Directions »
Transcribe all of the data exactly. Omit the pictures.

Data block »

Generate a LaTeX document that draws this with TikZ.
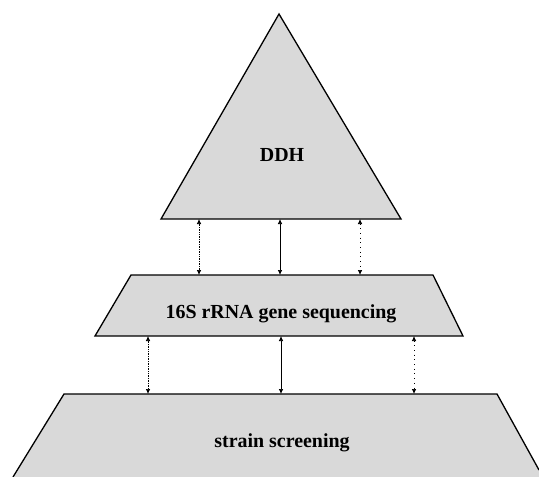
\documentclass[tikz,border=0pt]{standalone}
\usepackage{fontspec}
\setmainfont{Liberation Serif}
\usetikzlibrary{arrows.meta}
\begin{document}
\begin{tikzpicture}[x=1bp, y=-1bp,
    layer/.style={fill=black!15, draw=black, line width=1.3bp, line join=miter},
    link/.style={{Latex[length=5bp,width=4.5bp]}-{Latex[length=5bp,width=4.5bp]}, line width=0.7bp},
    label/.style={font=\fontsize{20}{23}\selectfont\bfseries}]
    \useasboundingbox (0,0) rectangle (539,477);
    \fill[black!15] (13,477) -- (64,394) -- (497,394) -- (539,470) -- (539,477) -- cycle;
    \draw[line width=1.3bp] (13,477) -- (64,394) -- (497,394) -- (539,470);
    \draw[layer] (131,275) -- (433,275) -- (463,336) -- (95,336) -- cycle;
    \draw[layer] (279,14) -- (401,219) -- (161,219) -- cycle;
    \node[label] (ddh) at (282,155) {DDH};
    \node[label] (seq) at (281,314) {16S rRNA gene sequencing};
    \node[label] (screen) at (282,443) {strain screening};
    \coordinate (t1) at (199,219);
    \coordinate (t2) at (280,219);
    \coordinate (t3) at (360,219);
    \coordinate (m1) at (199,275);
    \coordinate (m2) at (280,275);
    \coordinate (m3) at (360,275);
    \coordinate (n1) at (148,336);
    \coordinate (n2) at (281,336);
    \coordinate (n3) at (414,336);
    \coordinate (b1) at (148,394);
    \coordinate (b2) at (281,394);
    \coordinate (b3) at (414,394);
    \draw[link, densely dotted] (t1) -- (m1);
    \draw[link] (t2) -- (m2);
    \draw[link, loosely dotted] (t3) -- (m3);
    \draw[link, densely dotted] (n1) -- (b1);
    \draw[link] (n2) -- (b2);
    \draw[link, loosely dotted] (n3) -- (b3);
\end{tikzpicture}
\end{document}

Task output »
Generate a LaTeX document that draws this with TikZ.
\documentclass[tikz,border=0pt]{standalone}
\usepackage{fontspec}
\setmainfont{Liberation Serif}
\usetikzlibrary{arrows.meta}
\begin{document}
\begin{tikzpicture}[x=1bp, y=-1bp,
    layer/.style={fill=black!15, draw=black, line width=1.3bp, line join=miter},
    link/.style={{Latex[length=5bp,width=4.5bp]}-{Latex[length=5bp,width=4.5bp]}, line width=0.7bp},
    label/.style={font=\fontsize{20}{23}\selectfont\bfseries}]
    \useasboundingbox (0,0) rectangle (539,477);
    \fill[black!15] (13,477) -- (64,394) -- (497,394) -- (539,470) -- (539,477) -- cycle;
    \draw[line width=1.3bp] (13,477) -- (64,394) -- (497,394) -- (539,470);
    \draw[layer] (131,275) -- (433,275) -- (463,336) -- (95,336) -- cycle;
    \draw[layer] (279,14) -- (401,219) -- (161,219) -- cycle;
    \node[label] (ddh) at (282,155) {DDH};
    \node[label] (seq) at (281,314) {16S rRNA gene sequencing};
    \node[label] (screen) at (282,443) {strain screening};
    \coordinate (t1) at (199,219);
    \coordinate (t2) at (280,219);
    \coordinate (t3) at (360,219);
    \coordinate (m1) at (199,275);
    \coordinate (m2) at (280,275);
    \coordinate (m3) at (360,275);
    \coordinate (n1) at (148,336);
    \coordinate (n2) at (281,336);
    \coordinate (n3) at (414,336);
    \coordinate (b1) at (148,394);
    \coordinate (b2) at (281,394);
    \coordinate (b3) at (414,394);
    \draw[link, densely dotted] (t1) -- (m1);
    \draw[link] (t2) -- (m2);
    \draw[link, loosely dotted] (t3) -- (m3);
    \draw[link, densely dotted] (n1) -- (b1);
    \draw[link] (n2) -- (b2);
    \draw[link, loosely dotted] (n3) -- (b3);
\end{tikzpicture}
\end{document}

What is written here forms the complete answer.